--- Recorded data ---

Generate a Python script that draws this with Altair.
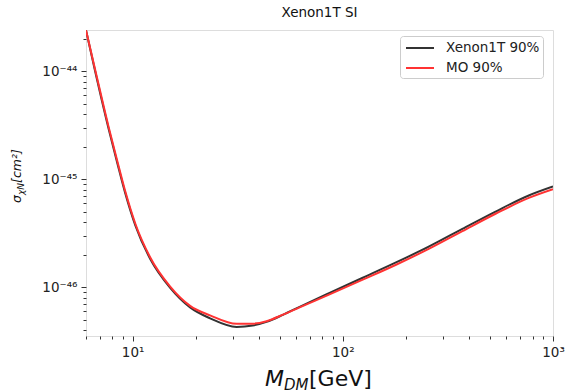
import altair as alt
import pandas as pd

# ---- data ----
mass_gev = [6.0, 6.62, 7.67, 8.44, 9.23, 10.3, 12.13, 15.09, 18.77, 23.35, 31.25, 37.3,
            43.35, 51.9, 62.3, 86.5, 124.4, 179.1, 257.6, 370.5, 533, 767, 1000]
xenon1t_90 = [2.4e-44, 1.015e-44, 2.98e-45, 1.43e-45, 7.38e-46, 3.73e-46, 1.82e-46, 9.84e-47,
              6.48e-47, 5.13e-47, 4.27e-47, 4.40e-47, 4.76e-47, 5.53e-47, 6.56e-47,
              8.83e-47, 1.22e-46, 1.69e-46, 2.38e-46, 3.46e-46, 5.01e-46, 7.06e-46, 8.55e-46]
mo_90 = [2.4e-44, 1.05e-44, 3.1e-45, 1.49e-45, 7.67e-46, 3.86e-46, 1.88e-46, 1.01e-46,
         6.70e-47, 5.47e-47, 4.56e-47, 4.58e-47, 4.83e-47, 5.55e-47, 6.49e-47,
         8.55e-47, 1.17e-46, 1.61e-46, 2.27e-46, 3.3e-46, 4.78e-46, 6.7e-46, 8.07e-46]
series_names = ["Xenon1T 90%", "MO 90%"]
series_colors = ["#333333", "#ff3333"]
chart_title = "Xenon1T SI"

x_major = [10, 100, 1000]
x_major_labels = ["10¹", "10²", "10³"]
x_minor = [6, 7, 8, 9, 20, 30, 40, 50, 60, 70, 80, 90, 200, 300, 400, 500, 600, 700, 800, 900]
y_major = [1e-46, 1e-45, 1e-44]
y_major_labels = ["10⁻⁴⁶", "10⁻⁴⁵", "10⁻⁴⁴"]
y_minor = [4e-47, 5e-47, 6e-47, 7e-47, 8e-47, 9e-47,
           2e-46, 3e-46, 4e-46, 5e-46, 6e-46, 7e-46, 8e-46, 9e-46,
           2e-45, 3e-45, 4e-45, 5e-45, 6e-45, 7e-45, 8e-45, 9e-45, 2e-44]

x_domain = [6, 1000]
y_domain = [3.52e-47, 2.41e-44]

W, H = 467, 306
FONT = "DejaVu Sans"
FS = 13.5

rows = []
for m, a in zip(mass_gev, xenon1t_90):
    rows.append({"mass": m, "sigma": a, "series": series_names[0]})
for m, b in zip(mass_gev, mo_90):
    rows.append({"mass": m, "sigma": b, "series": series_names[1]})
df = pd.DataFrame(rows)


def label_expr(vals, labels):
    expr = "''"
    for v, l in zip(reversed(vals), reversed(labels)):
        expr = f"datum.value == {v!r} ? '{l}' : ({expr})"
    return expr


def major_test(vals):
    return " || ".join(f"datum.value == {v!r}" for v in vals)


x_enc = alt.X(
    "mass:Q",
    scale=alt.Scale(type="log", domain=x_domain, nice=False),
    axis=alt.Axis(
        values=x_major + x_minor,
        labelExpr=label_expr(x_major, x_major_labels),
        title=None, grid=False, domain=False,
        tickColor="#333333", tickWidth=1,
        tickSize={"condition": {"test": major_test(x_major), "value": 5}, "value": 3},
        labelFont=FONT, labelFontSize=FS, labelColor="#222222", labelPadding=4,
        labelFlush=False, labelOverlap=False,
    ),
)
y_enc = alt.Y(
    "sigma:Q",
    scale=alt.Scale(type="log", domain=y_domain, nice=False),
    axis=alt.Axis(
        values=y_major + y_minor,
        labelExpr=label_expr(y_major, y_major_labels),
        title=None, grid=False, domain=False,
        tickColor="#333333", tickWidth=1,
        tickSize={"condition": {"test": major_test(y_major), "value": 5}, "value": 3},
        labelFont=FONT, labelFontSize=FS, labelColor="#222222", labelPadding=4,
        labelFlush=False, labelOverlap=False,
    ),
)
color_enc = alt.Color(
    "series:N",
    scale=alt.Scale(domain=series_names, range=series_colors),
    legend=alt.Legend(
        title=None, orient="none", legendX=314, legendY=6,
        symbolType="M-1.75,0H1.75", symbolSize=256, symbolStrokeWidth=2,
        symbolOffset=8,
        labelFont=FONT, labelFontSize=FS, labelColor="#222222",
        labelOffset=17, rowPadding=4, padding=3,
        strokeColor="#cccccc", fillColor="white", cornerRadius=3,
    ),
)

base = alt.Chart(df)
line_x = base.transform_filter(alt.datum.series == series_names[0]).mark_line(
    strokeWidth=2, interpolate="monotone", clip=True
).encode(x=x_enc, y=y_enc, color=color_enc)
line_mo = base.transform_filter(alt.datum.series == series_names[1]).mark_line(
    strokeWidth=2, interpolate="monotone", clip=True
).encode(x="mass:Q", y="sigma:Q", color="series:N")


def txt(s, x, y, size, style="normal", angle=0, align="left"):
    kw = dict(align=align, baseline="alphabetic", font=FONT, fontSize=size,
              fontStyle=style, color="#111111")
    if angle:
        kw["angle"] = angle
    return alt.Chart(pd.DataFrame({"t": [s]})).mark_text(**kw).encode(
        text="t:N", x=alt.value(x), y=alt.value(y)
    )


# chart title
tt = txt(chart_title, W / 2, -13, FS, align="center")
# x-axis title  M_DM[GeV]
xt1 = txt("M", 179, 356, 22, "italic")
xt2 = txt("DM", 198, 359.5, 15, "italic")
xt3 = txt("[GeV]", 223, 356, 22)
# y-axis title  sigma_{chi N}[cm^2]
yt1 = txt("σ", -65, 173, 12.5, "italic", 270)
yt2 = txt("χN", -62, 165, 9, "italic", 270)
yt3 = txt("[cm²]", -65, 153, 12.5, "italic", 270)

chart = alt.layer(line_x, line_mo, tt, xt1, xt2, xt3, yt1, yt2, yt3).properties(
    width=W, height=H,
    autosize=alt.AutoSizeParams(type="none"),
    padding={"left": 86, "top": 30, "right": 13, "bottom": 56},
).configure_view(stroke="#333333", strokeWidth=1).configure(background="white")

chart.save("out.html", embed_options={"renderer": "svg", "actions": False})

---

All of the lines above should be retyped precisely, apart from the pictures.

* _Finished exercise_:
Generate a Python script that draws this with Altair.
import altair as alt
import pandas as pd

# ---- data ----
mass_gev = [6.0, 6.62, 7.67, 8.44, 9.23, 10.3, 12.13, 15.09, 18.77, 23.35, 31.25, 37.3,
            43.35, 51.9, 62.3, 86.5, 124.4, 179.1, 257.6, 370.5, 533, 767, 1000]
xenon1t_90 = [2.4e-44, 1.015e-44, 2.98e-45, 1.43e-45, 7.38e-46, 3.73e-46, 1.82e-46, 9.84e-47,
              6.48e-47, 5.13e-47, 4.27e-47, 4.40e-47, 4.76e-47, 5.53e-47, 6.56e-47,
              8.83e-47, 1.22e-46, 1.69e-46, 2.38e-46, 3.46e-46, 5.01e-46, 7.06e-46, 8.55e-46]
mo_90 = [2.4e-44, 1.05e-44, 3.1e-45, 1.49e-45, 7.67e-46, 3.86e-46, 1.88e-46, 1.01e-46,
         6.70e-47, 5.47e-47, 4.56e-47, 4.58e-47, 4.83e-47, 5.55e-47, 6.49e-47,
         8.55e-47, 1.17e-46, 1.61e-46, 2.27e-46, 3.3e-46, 4.78e-46, 6.7e-46, 8.07e-46]
series_names = ["Xenon1T 90%", "MO 90%"]
series_colors = ["#333333", "#ff3333"]
chart_title = "Xenon1T SI"

x_major = [10, 100, 1000]
x_major_labels = ["10¹", "10²", "10³"]
x_minor = [6, 7, 8, 9, 20, 30, 40, 50, 60, 70, 80, 90, 200, 300, 400, 500, 600, 700, 800, 900]
y_major = [1e-46, 1e-45, 1e-44]
y_major_labels = ["10⁻⁴⁶", "10⁻⁴⁵", "10⁻⁴⁴"]
y_minor = [4e-47, 5e-47, 6e-47, 7e-47, 8e-47, 9e-47,
           2e-46, 3e-46, 4e-46, 5e-46, 6e-46, 7e-46, 8e-46, 9e-46,
           2e-45, 3e-45, 4e-45, 5e-45, 6e-45, 7e-45, 8e-45, 9e-45, 2e-44]

x_domain = [6, 1000]
y_domain = [3.52e-47, 2.41e-44]

W, H = 467, 306
FONT = "DejaVu Sans"
FS = 13.5

rows = []
for m, a in zip(mass_gev, xenon1t_90):
    rows.append({"mass": m, "sigma": a, "series": series_names[0]})
for m, b in zip(mass_gev, mo_90):
    rows.append({"mass": m, "sigma": b, "series": series_names[1]})
df = pd.DataFrame(rows)


def label_expr(vals, labels):
    expr = "''"
    for v, l in zip(reversed(vals), reversed(labels)):
        expr = f"datum.value == {v!r} ? '{l}' : ({expr})"
    return expr


def major_test(vals):
    return " || ".join(f"datum.value == {v!r}" for v in vals)


x_enc = alt.X(
    "mass:Q",
    scale=alt.Scale(type="log", domain=x_domain, nice=False),
    axis=alt.Axis(
        values=x_major + x_minor,
        labelExpr=label_expr(x_major, x_major_labels),
        title=None, grid=False, domain=False,
        tickColor="#333333", tickWidth=1,
        tickSize={"condition": {"test": major_test(x_major), "value": 5}, "value": 3},
        labelFont=FONT, labelFontSize=FS, labelColor="#222222", labelPadding=4,
        labelFlush=False, labelOverlap=False,
    ),
)
y_enc = alt.Y(
    "sigma:Q",
    scale=alt.Scale(type="log", domain=y_domain, nice=False),
    axis=alt.Axis(
        values=y_major + y_minor,
        labelExpr=label_expr(y_major, y_major_labels),
        title=None, grid=False, domain=False,
        tickColor="#333333", tickWidth=1,
        tickSize={"condition": {"test": major_test(y_major), "value": 5}, "value": 3},
        labelFont=FONT, labelFontSize=FS, labelColor="#222222", labelPadding=4,
        labelFlush=False, labelOverlap=False,
    ),
)
color_enc = alt.Color(
    "series:N",
    scale=alt.Scale(domain=series_names, range=series_colors),
    legend=alt.Legend(
        title=None, orient="none", legendX=314, legendY=6,
        symbolType="M-1.75,0H1.75", symbolSize=256, symbolStrokeWidth=2,
        symbolOffset=8,
        labelFont=FONT, labelFontSize=FS, labelColor="#222222",
        labelOffset=17, rowPadding=4, padding=3,
        strokeColor="#cccccc", fillColor="white", cornerRadius=3,
    ),
)

base = alt.Chart(df)
line_x = base.transform_filter(alt.datum.series == series_names[0]).mark_line(
    strokeWidth=2, interpolate="monotone", clip=True
).encode(x=x_enc, y=y_enc, color=color_enc)
line_mo = base.transform_filter(alt.datum.series == series_names[1]).mark_line(
    strokeWidth=2, interpolate="monotone", clip=True
).encode(x="mass:Q", y="sigma:Q", color="series:N")


def txt(s, x, y, size, style="normal", angle=0, align="left"):
    kw = dict(align=align, baseline="alphabetic", font=FONT, fontSize=size,
              fontStyle=style, color="#111111")
    if angle:
        kw["angle"] = angle
    return alt.Chart(pd.DataFrame({"t": [s]})).mark_text(**kw).encode(
        text="t:N", x=alt.value(x), y=alt.value(y)
    )


# chart title
tt = txt(chart_title, W / 2, -13, FS, align="center")
# x-axis title  M_DM[GeV]
xt1 = txt("M", 179, 356, 22, "italic")
xt2 = txt("DM", 198, 359.5, 15, "italic")
xt3 = txt("[GeV]", 223, 356, 22)
# y-axis title  sigma_{chi N}[cm^2]
yt1 = txt("σ", -65, 173, 12.5, "italic", 270)
yt2 = txt("χN", -62, 165, 9, "italic", 270)
yt3 = txt("[cm²]", -65, 153, 12.5, "italic", 270)

chart = alt.layer(line_x, line_mo, tt, xt1, xt2, xt3, yt1, yt2, yt3).properties(
    width=W, height=H,
    autosize=alt.AutoSizeParams(type="none"),
    padding={"left": 86, "top": 30, "right": 13, "bottom": 56},
).configure_view(stroke="#333333", strokeWidth=1).configure(background="white")

chart.save("out.html", embed_options={"renderer": "svg", "actions": False})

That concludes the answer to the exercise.